All of the lines below are to be transcribed faithfully, with pictures excluded from the copy.
— START —
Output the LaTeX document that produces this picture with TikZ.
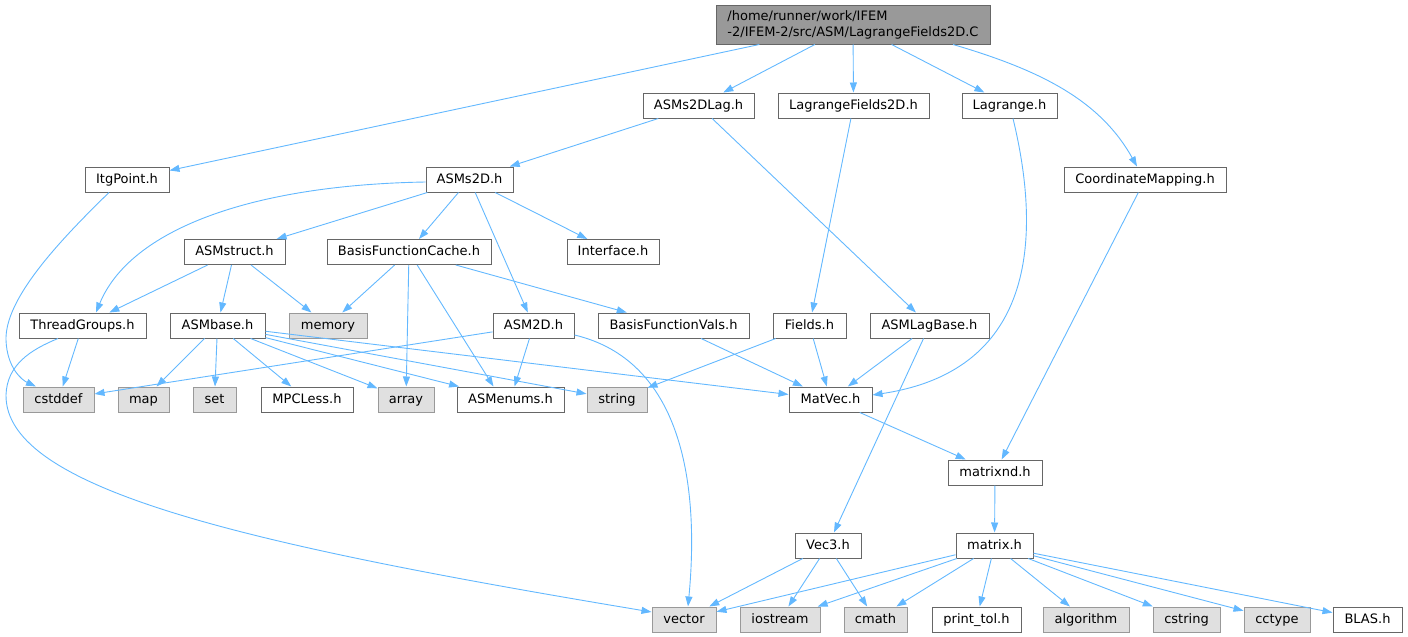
\documentclass[tikz,border=0pt]{standalone}
\usepackage{fontspec}
\setmainfont{DejaVu Sans}
\usetikzlibrary{arrows.meta}
\definecolor{edgec}{HTML}{63B8FF}
\definecolor{bordc}{HTML}{666666}
\definecolor{gfill}{HTML}{E0E0E0}
\definecolor{gbord}{HTML}{999999}
\definecolor{rootfill}{HTML}{999999}
\begin{document}
\begin{tikzpicture}[x=1pt,y=-1pt,
  every node/.style={font=\fontsize{13}{16}\selectfont},
  file/.style={draw=bordc, line width=1pt, fill=white, minimum height=25pt, inner sep=0pt, text height=10.5pt, text depth=3pt},
  sys/.style={draw=gbord, line width=1pt, fill=gfill, minimum height=25pt, inner sep=0pt, text height=10.5pt, text depth=3pt},
  rootn/.style={draw=bordc, line width=1pt, fill=rootfill, minimum height=39pt, inner sep=0pt, align=left},
  dep/.style={draw=edgec, line width=0.9pt, -{Triangle[length=10pt,width=7pt]}}]
\useasboundingbox (0,0) rectangle (1408,637);
% row 0
\node[rootn, minimum width=274pt] (root) at (853,24.5) {/home/runner/work/IFEM\\-2/IFEM-2/src/ASM/LagrangeFields2D.C};
% row 1
\node[file, minimum width=111pt] (asms2dlag) at (698.5,105.5) {ASMs2DLag.h};
\node[file, minimum width=151pt] (lf2d) at (853.5,105.5) {LagrangeFields2D.h};
\node[file, minimum width=95pt] (lagrange) at (1009.5,105.5) {Lagrange.h};
% row 2
\node[file, minimum width=84pt] (itg) at (127,179.5) {ItgPoint.h};
\node[file, minimum width=87pt] (asms2d) at (469.5,179.5) {ASMs2D.h};
\node[file, minimum width=162pt] (cmap) at (1145,179.5) {CoordinateMapping.h};
% row 3
\node[file, minimum width=101pt] (asmstruct) at (234.5,252) {ASMstruct.h};
\node[file, minimum width=164pt] (bfc) at (409,252) {BasisFunctionCache.h};
\node[file, minimum width=92pt] (iface) at (613,252) {Interface.h};
% row 4
\node[file, minimum width=127pt] (tg) at (82.5,325.5) {ThreadGroups.h};
\node[file, minimum width=95pt] (asmbase) at (217.5,325.5) {ASMbase.h};
\node[sys, minimum width=78pt] (memory) at (328,325.5) {memory};
\node[file, minimum width=81pt] (asm2d) at (533.5,325.5) {ASM2D.h};
\node[file, minimum width=151pt] (bfv) at (673.5,325.5) {BasisFunctionVals.h};
\node[file, minimum width=73pt] (fields) at (809.5,325.5) {Fields.h};
\node[file, minimum width=119pt] (lagbase) at (929.5,325.5) {ASMLagBase.h};
% row 5
\node[sys, minimum width=71pt] (cstddef) at (58.5,399.5) {cstddef};
\node[sys, minimum width=51pt] (map) at (143.5,399.5) {map};
\node[sys, minimum width=43pt] (set) at (214.5,399.5) {set};
\node[file, minimum width=92pt] (mpc) at (307,399.5) {MPCLess.h};
\node[sys, minimum width=56pt] (array) at (406,399.5) {array};
\node[file, minimum width=107pt] (asmenums) at (510.5,399.5) {ASMenums.h};
\node[sys, minimum width=60pt] (string) at (617,399.5) {string};
\node[file, minimum width=83pt] (matvec) at (830.5,399.5) {MatVec.h};
% row 6
\node[file, minimum width=94pt] (matrixnd) at (995,472.5) {matrixnd.h};
% row 7
\node[file, minimum width=66pt] (vec3) at (828,545.5) {Vec3.h};
\node[file, minimum width=77pt] (matrix) at (994.5,545.5) {matrix.h};
% row 8
\node[sys, minimum width=64pt] (vector) at (684,619.5) {vector};
\node[sys, minimum width=80pt] (iostream) at (780,619.5) {iostream};
\node[sys, minimum width=63pt] (cmath) at (875.5,619.5) {cmath};
\node[file, minimum width=89pt] (printtol) at (976.5,619.5) {print\_tol.h};
\node[sys, minimum width=86pt] (algorithm) at (1086,619.5) {algorithm};
\node[sys, minimum width=67pt] (cstring) at (1186.5,619.5) {cstring};
\node[sys, minimum width=66pt] (cctype) at (1277,619.5) {cctype};
\node[file, minimum width=69pt] (blas) at (1367.5,619.5) {BLAS.h};

% edges from root
\draw[dep] (root) -- (itg);
\draw[dep] (root) -- (asms2dlag);
\draw[dep] (root) -- (lf2d);
\draw[dep] (root) -- (lagrange);
\draw[dep] ([xshift=100pt]root.south) .. controls (1040,70) and (1100,100) .. ([xshift=-8pt]cmap.north);
% row 1
\draw[dep] (asms2dlag) -- (asms2d);
\draw[dep] (asms2dlag) -- (lagbase);
\draw[dep] (lf2d) -- (fields);
\draw[dep] ([xshift=3.5pt]lagrange.south) .. controls (1040,230) and (1040,370) .. ([yshift=4.5pt]matvec.east);
% row 2
\draw[dep] ([xshift=-18pt]itg.south) .. controls (55,245) and (5,300) .. (6,340) .. controls (7,368) and (22,380) .. ([xshift=-22.5pt]cstddef.north);
\draw[dep] ([yshift=-2.5pt]asms2d.west) .. controls (250,185) and (130,230) .. ([xshift=13.5pt]tg.north);
\draw[dep] (asms2d) -- (asmstruct);
\draw[dep] (asms2d) -- ([xshift=10pt]bfc.north);
\draw[dep] (asms2d) -- (iface);
\draw[dep] (asms2d) -- (asm2d);
\draw[dep] (cmap) -- (matrixnd);
% row 3
\draw[dep] (asmstruct) -- (tg);
\draw[dep] (asmstruct) -- (asmbase);
\draw[dep] (asmstruct) -- (memory);
\draw[dep] (bfc) -- (memory);
\draw[dep] (bfc) -- (array);
\draw[dep] (bfc) -- ([xshift=-17pt]asmenums.north);
\draw[dep] (bfc) -- (bfv);
% row 4
\draw[dep] (tg) -- (cstddef);
\draw[dep] ([xshift=-24.5pt]tg.south) .. controls (30,350) and (7,365) .. (6,395) .. controls (5,490) and (250,545) .. ([yshift=7.5pt]vector.west);
\draw[dep] (asmbase) -- (map);
\draw[dep] (asmbase) -- (set);
\draw[dep] (asmbase) -- (mpc);
\draw[dep] (asmbase) -- (array);
\draw[dep] (asmbase) -- (asmenums);
\draw[dep] (asmbase) -- (string);
\draw[dep] (asmbase) -- (matvec);
\draw[dep] (asm2d) -- (cstddef);
\draw[dep] (asm2d) -- (asmenums);
\draw[dep] ([yshift=-9.5pt]asm2d.east) .. controls (680,360) and (700,480) .. ([xshift=4pt]vector.north);
\draw[dep] (bfv) -- (matvec);
\draw[dep] (fields) -- (string);
\draw[dep] (fields) -- (matvec);
\draw[dep] (lagbase) -- (matvec);
\draw[dep] (lagbase) -- (vec3);
% lower rows
\draw[dep] (matvec) -- (matrixnd);
\draw[dep] (matrixnd) -- (matrix);
\draw[dep] (vec3) -- (vector);
\draw[dep] (vec3) -- (iostream);
\draw[dep] (vec3) -- (cmath);
\draw[dep] (matrix) -- (vector);
\draw[dep] (matrix) -- (iostream);
\draw[dep] (matrix) -- (cmath);
\draw[dep] (matrix) -- (printtol);
\draw[dep] (matrix) -- (algorithm);
\draw[dep] (matrix) -- (cstring);
\draw[dep] (matrix) -- (cctype);
\draw[dep] (matrix) -- (blas);
\end{tikzpicture}
\end{document}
— END —
» **ANSWER TO THE PROBLEM**:
Output the LaTeX document that produces this picture with TikZ.
\documentclass[tikz,border=0pt]{standalone}
\usepackage{fontspec}
\setmainfont{DejaVu Sans}
\usetikzlibrary{arrows.meta}
\definecolor{edgec}{HTML}{63B8FF}
\definecolor{bordc}{HTML}{666666}
\definecolor{gfill}{HTML}{E0E0E0}
\definecolor{gbord}{HTML}{999999}
\definecolor{rootfill}{HTML}{999999}
\begin{document}
\begin{tikzpicture}[x=1pt,y=-1pt,
  every node/.style={font=\fontsize{13}{16}\selectfont},
  file/.style={draw=bordc, line width=1pt, fill=white, minimum height=25pt, inner sep=0pt, text height=10.5pt, text depth=3pt},
  sys/.style={draw=gbord, line width=1pt, fill=gfill, minimum height=25pt, inner sep=0pt, text height=10.5pt, text depth=3pt},
  rootn/.style={draw=bordc, line width=1pt, fill=rootfill, minimum height=39pt, inner sep=0pt, align=left},
  dep/.style={draw=edgec, line width=0.9pt, -{Triangle[length=10pt,width=7pt]}}]
\useasboundingbox (0,0) rectangle (1408,637);
% row 0
\node[rootn, minimum width=274pt] (root) at (853,24.5) {/home/runner/work/IFEM\\-2/IFEM-2/src/ASM/LagrangeFields2D.C};
% row 1
\node[file, minimum width=111pt] (asms2dlag) at (698.5,105.5) {ASMs2DLag.h};
\node[file, minimum width=151pt] (lf2d) at (853.5,105.5) {LagrangeFields2D.h};
\node[file, minimum width=95pt] (lagrange) at (1009.5,105.5) {Lagrange.h};
% row 2
\node[file, minimum width=84pt] (itg) at (127,179.5) {ItgPoint.h};
\node[file, minimum width=87pt] (asms2d) at (469.5,179.5) {ASMs2D.h};
\node[file, minimum width=162pt] (cmap) at (1145,179.5) {CoordinateMapping.h};
% row 3
\node[file, minimum width=101pt] (asmstruct) at (234.5,252) {ASMstruct.h};
\node[file, minimum width=164pt] (bfc) at (409,252) {BasisFunctionCache.h};
\node[file, minimum width=92pt] (iface) at (613,252) {Interface.h};
% row 4
\node[file, minimum width=127pt] (tg) at (82.5,325.5) {ThreadGroups.h};
\node[file, minimum width=95pt] (asmbase) at (217.5,325.5) {ASMbase.h};
\node[sys, minimum width=78pt] (memory) at (328,325.5) {memory};
\node[file, minimum width=81pt] (asm2d) at (533.5,325.5) {ASM2D.h};
\node[file, minimum width=151pt] (bfv) at (673.5,325.5) {BasisFunctionVals.h};
\node[file, minimum width=73pt] (fields) at (809.5,325.5) {Fields.h};
\node[file, minimum width=119pt] (lagbase) at (929.5,325.5) {ASMLagBase.h};
% row 5
\node[sys, minimum width=71pt] (cstddef) at (58.5,399.5) {cstddef};
\node[sys, minimum width=51pt] (map) at (143.5,399.5) {map};
\node[sys, minimum width=43pt] (set) at (214.5,399.5) {set};
\node[file, minimum width=92pt] (mpc) at (307,399.5) {MPCLess.h};
\node[sys, minimum width=56pt] (array) at (406,399.5) {array};
\node[file, minimum width=107pt] (asmenums) at (510.5,399.5) {ASMenums.h};
\node[sys, minimum width=60pt] (string) at (617,399.5) {string};
\node[file, minimum width=83pt] (matvec) at (830.5,399.5) {MatVec.h};
% row 6
\node[file, minimum width=94pt] (matrixnd) at (995,472.5) {matrixnd.h};
% row 7
\node[file, minimum width=66pt] (vec3) at (828,545.5) {Vec3.h};
\node[file, minimum width=77pt] (matrix) at (994.5,545.5) {matrix.h};
% row 8
\node[sys, minimum width=64pt] (vector) at (684,619.5) {vector};
\node[sys, minimum width=80pt] (iostream) at (780,619.5) {iostream};
\node[sys, minimum width=63pt] (cmath) at (875.5,619.5) {cmath};
\node[file, minimum width=89pt] (printtol) at (976.5,619.5) {print\_tol.h};
\node[sys, minimum width=86pt] (algorithm) at (1086,619.5) {algorithm};
\node[sys, minimum width=67pt] (cstring) at (1186.5,619.5) {cstring};
\node[sys, minimum width=66pt] (cctype) at (1277,619.5) {cctype};
\node[file, minimum width=69pt] (blas) at (1367.5,619.5) {BLAS.h};

% edges from root
\draw[dep] (root) -- (itg);
\draw[dep] (root) -- (asms2dlag);
\draw[dep] (root) -- (lf2d);
\draw[dep] (root) -- (lagrange);
\draw[dep] ([xshift=100pt]root.south) .. controls (1040,70) and (1100,100) .. ([xshift=-8pt]cmap.north);
% row 1
\draw[dep] (asms2dlag) -- (asms2d);
\draw[dep] (asms2dlag) -- (lagbase);
\draw[dep] (lf2d) -- (fields);
\draw[dep] ([xshift=3.5pt]lagrange.south) .. controls (1040,230) and (1040,370) .. ([yshift=4.5pt]matvec.east);
% row 2
\draw[dep] ([xshift=-18pt]itg.south) .. controls (55,245) and (5,300) .. (6,340) .. controls (7,368) and (22,380) .. ([xshift=-22.5pt]cstddef.north);
\draw[dep] ([yshift=-2.5pt]asms2d.west) .. controls (250,185) and (130,230) .. ([xshift=13.5pt]tg.north);
\draw[dep] (asms2d) -- (asmstruct);
\draw[dep] (asms2d) -- ([xshift=10pt]bfc.north);
\draw[dep] (asms2d) -- (iface);
\draw[dep] (asms2d) -- (asm2d);
\draw[dep] (cmap) -- (matrixnd);
% row 3
\draw[dep] (asmstruct) -- (tg);
\draw[dep] (asmstruct) -- (asmbase);
\draw[dep] (asmstruct) -- (memory);
\draw[dep] (bfc) -- (memory);
\draw[dep] (bfc) -- (array);
\draw[dep] (bfc) -- ([xshift=-17pt]asmenums.north);
\draw[dep] (bfc) -- (bfv);
% row 4
\draw[dep] (tg) -- (cstddef);
\draw[dep] ([xshift=-24.5pt]tg.south) .. controls (30,350) and (7,365) .. (6,395) .. controls (5,490) and (250,545) .. ([yshift=7.5pt]vector.west);
\draw[dep] (asmbase) -- (map);
\draw[dep] (asmbase) -- (set);
\draw[dep] (asmbase) -- (mpc);
\draw[dep] (asmbase) -- (array);
\draw[dep] (asmbase) -- (asmenums);
\draw[dep] (asmbase) -- (string);
\draw[dep] (asmbase) -- (matvec);
\draw[dep] (asm2d) -- (cstddef);
\draw[dep] (asm2d) -- (asmenums);
\draw[dep] ([yshift=-9.5pt]asm2d.east) .. controls (680,360) and (700,480) .. ([xshift=4pt]vector.north);
\draw[dep] (bfv) -- (matvec);
\draw[dep] (fields) -- (string);
\draw[dep] (fields) -- (matvec);
\draw[dep] (lagbase) -- (matvec);
\draw[dep] (lagbase) -- (vec3);
% lower rows
\draw[dep] (matvec) -- (matrixnd);
\draw[dep] (matrixnd) -- (matrix);
\draw[dep] (vec3) -- (vector);
\draw[dep] (vec3) -- (iostream);
\draw[dep] (vec3) -- (cmath);
\draw[dep] (matrix) -- (vector);
\draw[dep] (matrix) -- (iostream);
\draw[dep] (matrix) -- (cmath);
\draw[dep] (matrix) -- (printtol);
\draw[dep] (matrix) -- (algorithm);
\draw[dep] (matrix) -- (cstring);
\draw[dep] (matrix) -- (cctype);
\draw[dep] (matrix) -- (blas);
\end{tikzpicture}
\end{document}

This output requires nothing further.